Image courtesy Shearwater

Today procurement processes for seismic are inflexible and inefficient and are a contributing factor to the end cost of seismic. - Tanya Herwanger, SVP of Strategy and New Markets, Shearwater

Shearwater Geoservices offers its proprietary processing software Reveal and is currently building new technology key to CCS within the platform, including spectral-element-modelling-based full-waveform inversion (SEM-FWI). SEM-FWI models the near-surface more accurately, as SEM moves away from forcing its modelling to fit into a regular grid of cuboids and instead allows the modeling to honor the geology, adapting when the geology changes rapidly.

Shearwater is partnering this with the use of NVIDIA's GH200 Grace Hopper superchip which is specifically designed to handle giant-scale AI applications by providing faster memory and massive bandwidth. Shearwater is investing significantly in AI research, and Senior Vice President of Strategy and New Markets, Tanya Herwanger, sees the company’s new AI-based uncertainty qualification as game changing for CCS. “Driven by pressure to reduce costs, we expect companies to design 4D monitors that are sparser than the baseline. Having uncertainty estimates associated with models coming from sparser, more resource-constrained data will be paramount.”

Monitoring strategies will vary from site to site and potentially also from country to country, depending on the regulations. 4D seismic will no doubt play a role, says Herwanger, but this may well be part of a broader plan that includes some kind of detection or trigger system that alerts the site operator to take a closer look. “Potential hybrid solutions feature in many of the discussions. These involve configuring ocean bottom nodes, fiber optic cables and streamers. Aspects such as long battery life which extends the time between deployment and recovery will open new possibilities. Shearwater’s Pearl node has industry leading battery life of 150 days and extending that is certainly something we are looking at.”
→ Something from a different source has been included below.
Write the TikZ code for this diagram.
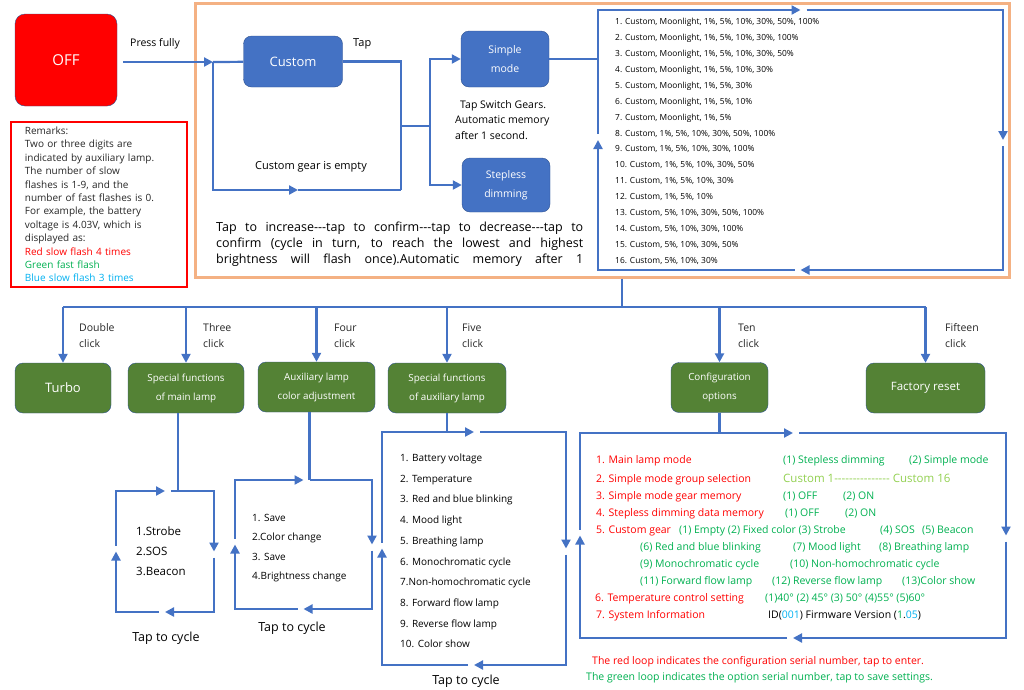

Herwanger expects business models to evolve to address subsurface data needs in hub environments with multiple storage sites and operators close together. This could involve operators working together. “Today procurement processes for seismic are inflexible and inefficient and are a contributing factor to the end cost of seismic. In traditional oil and gas, operators seem unable or unwilling to update their procurement practices to access seismic services in a smarter, more efficient manner. Will they manage to do so for CCS?”